I discovered Australia’s Radio Birdman by accident at Jive Time Records in the lovely (but odd) Fremont section of Seattle. Fremont is know for lots of things, most notably the troll statue under the bridge and the annual parade that includes nude bicyclists (who are not the kind of people you want to see nude, nor do they look like the type of people who bicycle regularly). It’s also the home of Seattle’s best burger joint (Uneeda Burger) and a great used record store in Jive Time.
So… flipping through the new arrivals I found a compilation of Radio Birdman put out by the local Sub Pop label. It seemed worth a listen, and the guy at the counter seemed pleased I was buying it, so that was a good sign. Turned out it was a great collection of songs by what was arguably Australia’s first punk band. Score.

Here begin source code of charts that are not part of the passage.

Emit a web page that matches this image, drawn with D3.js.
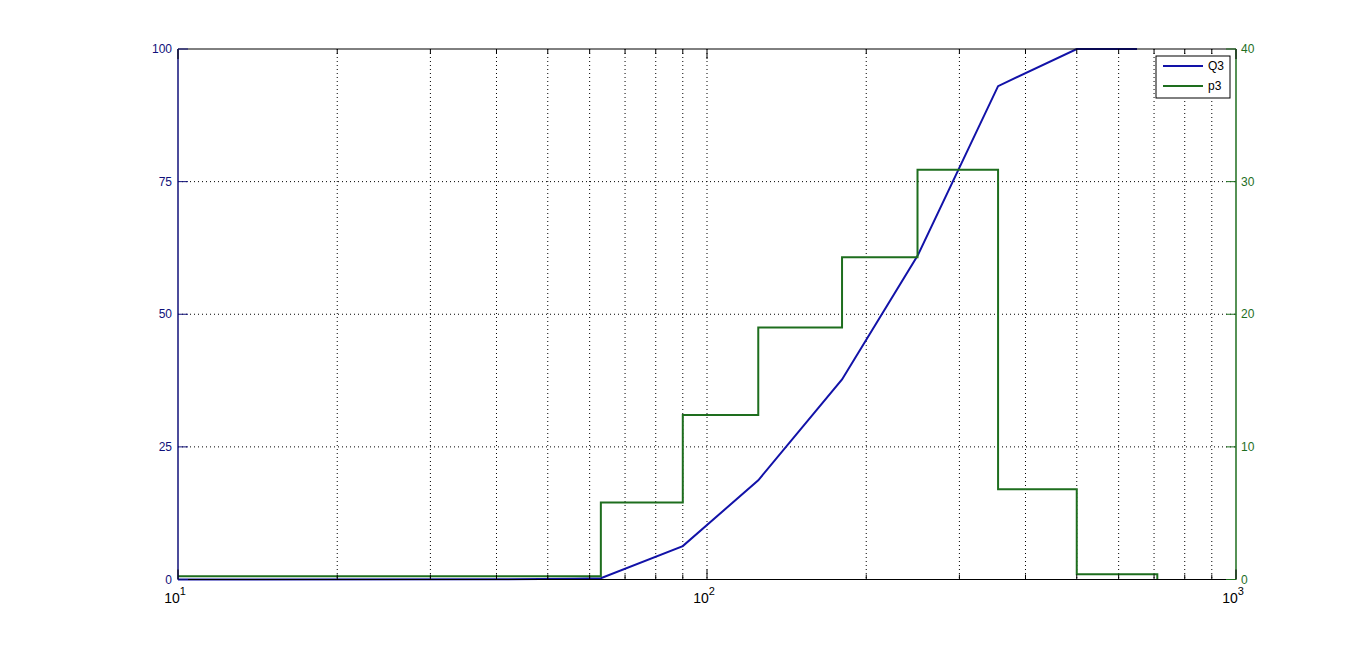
<!DOCTYPE html>
<html><head><meta charset="utf-8">
<script src="https://cdn.jsdelivr.net/npm/d3@7"></script>
<style>body{margin:0;background:#fff;} svg{display:block;}</style>
</head><body>
<svg id="c" width="1367" height="652"></svg>
<script>
// Data
const q3Sizes = [10, 40, 56, 63, 90, 125, 180, 250, 355, 500, 650];
const q3Values = [0, 0.05, 0.15, 0.25, 6.3, 18.7, 37.7, 61.0, 93.0, 100, 100];
const p3Edges = [10, 63, 90, 125, 180, 250, 355, 500, 710];
const p3Values = [0.25, 5.8, 12.4, 19.0, 24.3, 30.9, 6.8, 0.4, 0];
const leftTicks = [0, 25, 50, 75, 100];
const rightTicks = [0, 10, 20, 30, 40];
const xMajor = [10, 100, 1000];
const xMajorExp = ["1", "2", "3"];

const svg = d3.select("#c");
const L = 178, R = 1236, T = 49, B = 579.5;
const x = d3.scaleLog().domain([10, 1000]).range([L, R]);
const yL = d3.scaleLinear().domain([0, 100]).range([B, T]);
const yR = d3.scaleLinear().domain([0, 40]).range([B, T]);
const blue = "#1212a8", green = "#1e6e1e", navy = "#10107a";
const font = "Liberation Sans, Arial, sans-serif";

// grid
const minors = [];
[10, 100].forEach(d => { for (let k = 1; k <= 9; k++) minors.push(d * k); });
minors.push(1000);
const g = svg.append("g");
minors.filter(v => v > 10 && v < 1000).forEach(v => {
  g.append("line").attr("x1", x(v)).attr("x2", x(v)).attr("y1", T).attr("y2", B)
    .attr("stroke", "#000").attr("stroke-width", 1).attr("stroke-dasharray", "1,3");
});
leftTicks.filter(v => v > 0 && v < 100).forEach(v => {
  g.append("line").attr("x1", L).attr("x2", R).attr("y1", yL(v)).attr("y2", yL(v))
    .attr("stroke", "#000").attr("stroke-width", 1).attr("stroke-dasharray", "1,3");
});

// lines
const lineQ = d3.line().x(d => x(d[0])).y(d => yL(d[1]));
const lineP = d3.line().x(d => x(d[0])).y(d => yR(d[1])).curve(d3.curveStepAfter);
svg.append("path").datum(q3Sizes.map((s, i) => [s, q3Values[i]]))
  .attr("d", lineQ).attr("fill", "none").attr("stroke", blue).attr("stroke-width", 2);
svg.append("path").datum(p3Edges.map((s, i) => [s, p3Values[i]]))
  .attr("d", lineP).attr("fill", "none").attr("stroke", green).attr("stroke-width", 2);

// axes box
svg.append("line").attr("x1", L).attr("x2", R).attr("y1", T).attr("y2", T).attr("stroke", "#000");
svg.append("line").attr("x1", L).attr("x2", R).attr("y1", B).attr("y2", B).attr("stroke", "#000");
svg.append("line").attr("x1", L).attr("x2", L).attr("y1", T).attr("y2", B).attr("stroke", navy).attr("stroke-width", 1.5);
svg.append("line").attr("x1", R).attr("x2", R).attr("y1", T).attr("y2", B).attr("stroke", green).attr("stroke-width", 1.5);

// x ticks
minors.forEach(v => {
  const len = xMajor.includes(v) ? 10 : 5;
  svg.append("line").attr("x1", x(v)).attr("x2", x(v)).attr("y1", B).attr("y2", B - len).attr("stroke", "#000");
  svg.append("line").attr("x1", x(v)).attr("x2", x(v)).attr("y1", T).attr("y2", T + len).attr("stroke", "#000");
});
xMajor.forEach((v, i) => {
  const t = svg.append("text").attr("x", x(v) - 3).attr("y", 603).attr("text-anchor", "middle")
    .attr("font-family", font).attr("font-size", 14).attr("fill", "#000");
  t.append("tspan").text("10");
  t.append("tspan").attr("dy", -8).attr("font-size", 11).text(xMajorExp[i]);
});

// left ticks
leftTicks.forEach(v => {
  svg.append("line").attr("x1", L).attr("x2", L + 10).attr("y1", yL(v)).attr("y2", yL(v)).attr("stroke", navy);
  svg.append("text").attr("x", L - 6).attr("y", yL(v) + 4).attr("text-anchor", "end")
    .attr("font-family", font).attr("font-size", 12).attr("fill", navy).text(v);
});
// right ticks
rightTicks.forEach(v => {
  svg.append("line").attr("x1", R).attr("x2", R - 10).attr("y1", yR(v)).attr("y2", yR(v)).attr("stroke", green);
  svg.append("text").attr("x", R + 5).attr("y", yR(v) + 4).attr("text-anchor", "start")
    .attr("font-family", font).attr("font-size", 12).attr("fill", green).text(v);
});

// legend
const lg = svg.append("g");
lg.append("rect").attr("x", 1156).attr("y", 56).attr("width", 74).attr("height", 42)
  .attr("fill", "#fff").attr("stroke", "#000");
[["Q3", blue, 66], ["p3", green, 86]].forEach(([name, col, yy]) => {
  lg.append("line").attr("x1", 1163).attr("x2", 1203).attr("y1", yy).attr("y2", yy)
    .attr("stroke", col).attr("stroke-width", 2);
  lg.append("text").attr("x", 1208).attr("y", yy + 4).attr("font-family", font)
    .attr("font-size", 12).attr("fill", "#000").text(name);
});
</script>
</body></html>
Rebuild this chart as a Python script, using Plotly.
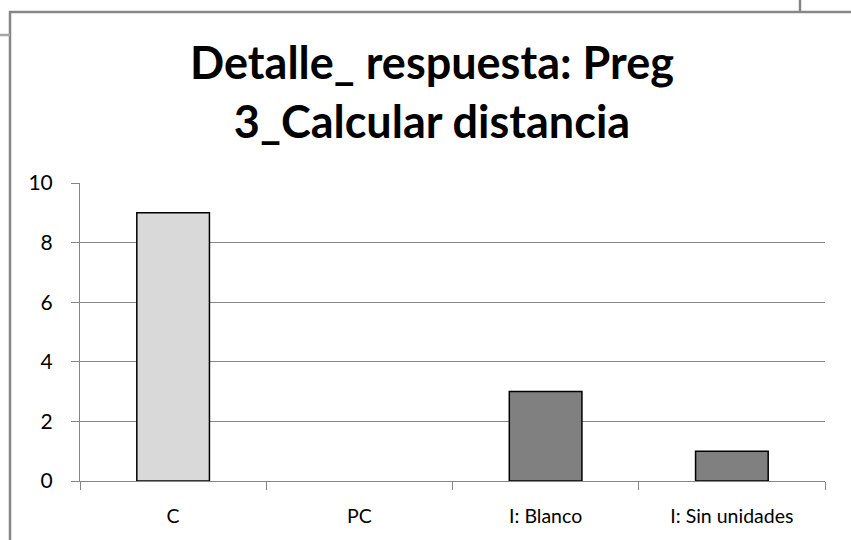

I ran across Zeno Beach a few months later and figured it too was worth a shot. I mean, what would Birdman sound like in 2006 compared to their early stuff? It turns out they still sounded pretty good… though certainly not punk. I’d be hard pressed to describe the style. A few songs were solid rock, and a few others were very new wavish. Some of it sounds more “alternative”, meaning what “alternative” sounded like when it was new and I was in college in the early 1990s and trying to figure out what the hell had happened to my beloved grunge. I had some sweet long hair I hadn’t cut in two years and a closet full of flannel, and my genre had already moved mainstream and jumped the shark. Fortunately graduation and a haircut helped me break out of that mold.
The dozen songs on Zeno Beach are pretty good, but there isn’t really anything that will grab your attention. It’s kind of vanilla rock. I mean, I like vanilla. But you usually need to add some other flavor to it to make it really stand out (peanuts, chocolate sauce, rye whiskey…), and I feel like Birdman overlooked that missing ingredient somewhere. It’s fine, but unlike the Sub Pop compilation (which I HIGHLY recommend) there aren’t any tracks that really reach out and grab me.
If you want to understand the roots of punk, you have to listen to Radio Birdman. But stick with the earlier stuff to really get the feel for the band’s power.